U.S. President Donald Trump looks to be taking his fight over immigration and the southern border to a new level. In late March, he threatened to close the U.S.-Mexico border, in response to a surge in illegal immigration that has swamped American authorities along the frontier. Then he pulled his own nominee to run Immigration and Customs Enforcement in hopes of finding someone "tougher." And last week he reportedly forced the resignation of Homeland Security Secretary Kirstjen Nielsen on the grounds that she, too, was soft on illegal immigration. Now we are told he is planning to resume the family separation policy that provoked widespread global condemnation when it was first pursued in 2018, although Trump has denied he will reinstate the policy.
Given Trump's tendency to fulminate rhetorically and then settle for far less than he initially demanded, things may yet settle down. But this series of events nonetheless highlights four key characteristics of Trump's presidency — characteristics that are not only causing disruption at home but diminishing America's competence and reputation abroad.

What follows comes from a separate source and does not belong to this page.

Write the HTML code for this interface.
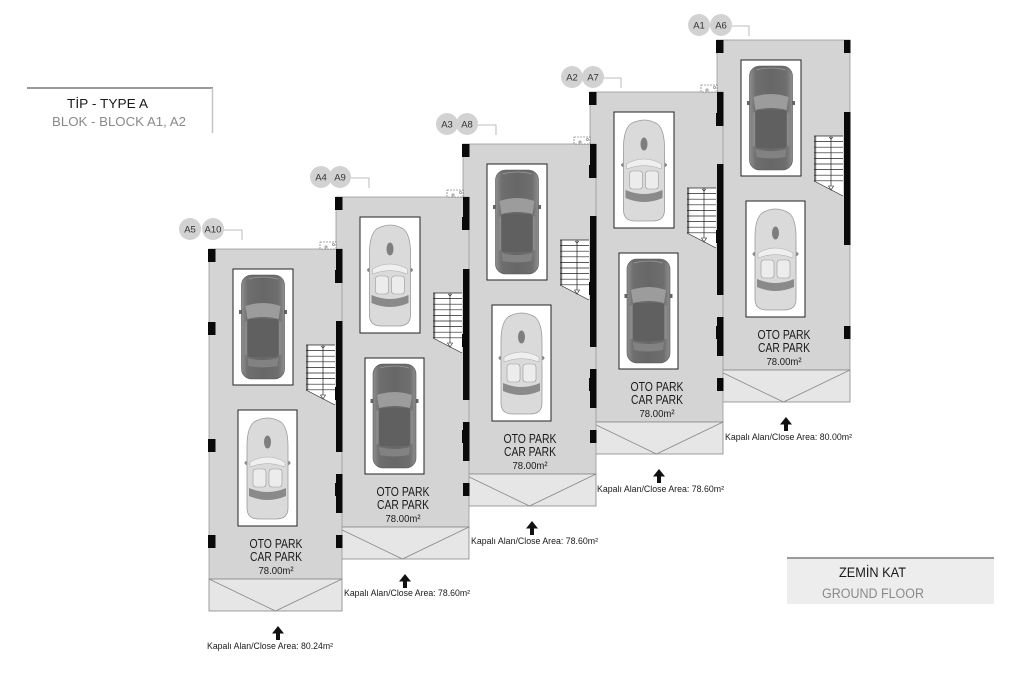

First, there is Trump's penchant for generating the very crises he then proposes to solve. There are many reasons illegal border crossings have skyrocketed to roughly 100,000 per month, including the fact that illegal crossings generally rise in advance of the hot summer months. Yet Trump's repeated threats to close the border and separate families may actually be spurring the very migration he opposes, by convincing potential migrants that it is now or never.